» **Materials provided**:
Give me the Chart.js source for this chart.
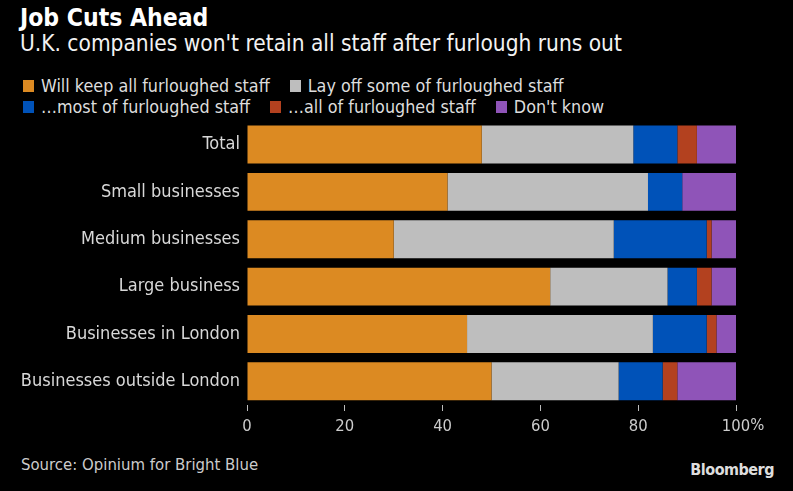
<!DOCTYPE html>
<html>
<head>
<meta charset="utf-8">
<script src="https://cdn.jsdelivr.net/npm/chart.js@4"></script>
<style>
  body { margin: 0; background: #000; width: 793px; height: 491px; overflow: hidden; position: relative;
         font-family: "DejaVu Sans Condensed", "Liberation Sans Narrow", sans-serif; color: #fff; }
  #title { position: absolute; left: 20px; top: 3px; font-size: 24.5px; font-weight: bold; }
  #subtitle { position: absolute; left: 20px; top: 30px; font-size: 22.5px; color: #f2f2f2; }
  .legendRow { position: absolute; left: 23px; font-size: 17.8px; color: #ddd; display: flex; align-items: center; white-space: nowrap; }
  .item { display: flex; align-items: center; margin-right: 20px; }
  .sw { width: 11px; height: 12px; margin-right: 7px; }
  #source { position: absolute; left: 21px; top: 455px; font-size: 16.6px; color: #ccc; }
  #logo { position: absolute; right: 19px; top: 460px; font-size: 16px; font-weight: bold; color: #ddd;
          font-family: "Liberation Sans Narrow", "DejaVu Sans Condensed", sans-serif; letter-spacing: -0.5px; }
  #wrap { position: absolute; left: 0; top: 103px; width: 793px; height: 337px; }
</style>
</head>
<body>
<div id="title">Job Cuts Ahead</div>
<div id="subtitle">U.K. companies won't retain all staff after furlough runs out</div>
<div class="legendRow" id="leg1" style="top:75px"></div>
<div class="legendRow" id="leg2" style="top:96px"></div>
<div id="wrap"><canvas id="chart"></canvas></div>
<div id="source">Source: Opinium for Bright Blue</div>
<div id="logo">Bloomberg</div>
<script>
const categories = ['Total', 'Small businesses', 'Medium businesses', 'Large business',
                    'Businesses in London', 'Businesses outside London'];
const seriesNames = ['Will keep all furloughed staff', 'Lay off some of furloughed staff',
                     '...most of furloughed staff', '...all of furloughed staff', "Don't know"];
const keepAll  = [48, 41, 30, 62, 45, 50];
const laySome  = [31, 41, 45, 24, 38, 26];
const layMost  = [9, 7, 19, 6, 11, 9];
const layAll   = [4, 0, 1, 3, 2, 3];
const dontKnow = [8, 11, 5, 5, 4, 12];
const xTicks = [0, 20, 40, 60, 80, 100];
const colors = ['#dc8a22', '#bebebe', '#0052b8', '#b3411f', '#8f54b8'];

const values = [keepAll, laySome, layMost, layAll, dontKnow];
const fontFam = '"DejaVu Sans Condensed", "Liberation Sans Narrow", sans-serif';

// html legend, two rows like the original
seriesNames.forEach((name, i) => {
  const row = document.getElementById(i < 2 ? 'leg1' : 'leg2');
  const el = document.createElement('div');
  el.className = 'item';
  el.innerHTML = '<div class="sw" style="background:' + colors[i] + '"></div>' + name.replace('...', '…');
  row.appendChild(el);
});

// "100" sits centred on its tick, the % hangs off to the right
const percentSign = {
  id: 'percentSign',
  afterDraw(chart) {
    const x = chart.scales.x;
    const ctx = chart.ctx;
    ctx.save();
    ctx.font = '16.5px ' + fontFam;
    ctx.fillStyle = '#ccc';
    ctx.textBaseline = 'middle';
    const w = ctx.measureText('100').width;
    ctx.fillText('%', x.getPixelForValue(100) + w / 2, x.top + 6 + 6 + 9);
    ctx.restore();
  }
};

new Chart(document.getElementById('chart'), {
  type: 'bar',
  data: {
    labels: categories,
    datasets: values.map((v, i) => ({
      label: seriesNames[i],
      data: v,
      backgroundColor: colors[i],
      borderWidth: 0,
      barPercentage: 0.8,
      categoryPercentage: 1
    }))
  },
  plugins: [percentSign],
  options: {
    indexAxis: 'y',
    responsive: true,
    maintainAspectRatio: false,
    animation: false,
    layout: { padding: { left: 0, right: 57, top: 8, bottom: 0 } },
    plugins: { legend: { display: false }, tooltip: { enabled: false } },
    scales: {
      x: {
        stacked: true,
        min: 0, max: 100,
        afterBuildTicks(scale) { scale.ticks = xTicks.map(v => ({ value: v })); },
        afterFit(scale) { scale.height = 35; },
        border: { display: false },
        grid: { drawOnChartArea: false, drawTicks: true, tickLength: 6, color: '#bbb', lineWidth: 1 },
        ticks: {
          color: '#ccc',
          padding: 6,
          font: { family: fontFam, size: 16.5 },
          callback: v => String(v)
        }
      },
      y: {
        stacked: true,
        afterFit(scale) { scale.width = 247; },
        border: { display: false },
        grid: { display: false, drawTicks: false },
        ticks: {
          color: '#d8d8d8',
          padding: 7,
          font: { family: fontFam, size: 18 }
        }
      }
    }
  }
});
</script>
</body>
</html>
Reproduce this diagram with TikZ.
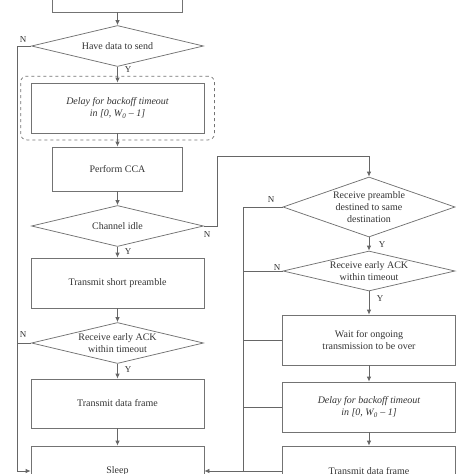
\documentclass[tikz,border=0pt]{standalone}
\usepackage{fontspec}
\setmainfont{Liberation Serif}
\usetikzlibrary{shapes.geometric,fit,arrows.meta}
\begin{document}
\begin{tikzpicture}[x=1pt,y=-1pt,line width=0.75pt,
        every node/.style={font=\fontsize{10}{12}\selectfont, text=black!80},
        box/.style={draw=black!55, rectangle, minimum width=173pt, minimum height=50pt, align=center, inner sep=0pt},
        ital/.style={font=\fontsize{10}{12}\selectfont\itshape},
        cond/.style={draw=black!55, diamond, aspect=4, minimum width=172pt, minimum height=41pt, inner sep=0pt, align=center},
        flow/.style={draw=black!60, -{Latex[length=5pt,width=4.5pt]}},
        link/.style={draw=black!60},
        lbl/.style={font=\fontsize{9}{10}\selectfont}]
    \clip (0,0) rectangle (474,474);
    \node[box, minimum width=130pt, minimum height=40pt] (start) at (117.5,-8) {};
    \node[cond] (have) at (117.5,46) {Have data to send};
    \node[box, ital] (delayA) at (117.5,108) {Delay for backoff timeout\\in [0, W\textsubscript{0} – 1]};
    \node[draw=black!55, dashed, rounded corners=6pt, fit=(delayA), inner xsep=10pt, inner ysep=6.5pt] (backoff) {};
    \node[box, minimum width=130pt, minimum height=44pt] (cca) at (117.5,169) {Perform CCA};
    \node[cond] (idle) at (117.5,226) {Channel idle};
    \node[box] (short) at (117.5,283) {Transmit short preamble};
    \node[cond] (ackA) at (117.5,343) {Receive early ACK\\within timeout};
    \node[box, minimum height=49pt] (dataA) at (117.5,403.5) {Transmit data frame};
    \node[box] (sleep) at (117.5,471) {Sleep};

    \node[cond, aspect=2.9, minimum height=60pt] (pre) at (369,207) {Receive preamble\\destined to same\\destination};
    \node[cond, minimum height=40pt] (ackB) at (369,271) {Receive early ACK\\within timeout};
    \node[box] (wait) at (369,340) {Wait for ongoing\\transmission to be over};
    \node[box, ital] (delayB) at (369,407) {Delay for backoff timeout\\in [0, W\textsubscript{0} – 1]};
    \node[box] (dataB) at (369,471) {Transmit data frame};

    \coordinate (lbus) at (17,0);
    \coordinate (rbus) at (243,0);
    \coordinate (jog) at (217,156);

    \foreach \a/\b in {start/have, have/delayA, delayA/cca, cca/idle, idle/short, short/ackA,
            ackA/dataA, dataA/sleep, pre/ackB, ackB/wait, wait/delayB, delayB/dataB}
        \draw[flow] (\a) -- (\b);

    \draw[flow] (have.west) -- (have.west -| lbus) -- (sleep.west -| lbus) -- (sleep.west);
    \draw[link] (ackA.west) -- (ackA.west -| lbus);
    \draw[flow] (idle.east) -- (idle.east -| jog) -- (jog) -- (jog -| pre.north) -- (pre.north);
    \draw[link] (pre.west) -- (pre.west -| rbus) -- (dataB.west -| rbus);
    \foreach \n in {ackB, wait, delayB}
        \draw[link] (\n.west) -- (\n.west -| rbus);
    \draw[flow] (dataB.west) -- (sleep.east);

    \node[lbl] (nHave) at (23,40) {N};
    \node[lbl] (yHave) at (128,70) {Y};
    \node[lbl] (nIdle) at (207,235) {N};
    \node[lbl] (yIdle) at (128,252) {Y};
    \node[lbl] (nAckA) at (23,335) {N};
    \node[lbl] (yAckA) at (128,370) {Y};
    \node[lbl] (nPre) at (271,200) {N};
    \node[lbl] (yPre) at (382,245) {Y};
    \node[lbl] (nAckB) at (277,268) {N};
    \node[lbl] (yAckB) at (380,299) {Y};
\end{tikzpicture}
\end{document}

» **What is expected**: Using the records above, gather all lines where the string "source" is present.

» **Problem solution**:
Give me the Chart.js source for this chart.
  #source { position: absolute; left: 21px; top: 455px; font-size: 16.6px; color: #ccc; }
<div id="source">Source: Opinium for Bright Blue</div>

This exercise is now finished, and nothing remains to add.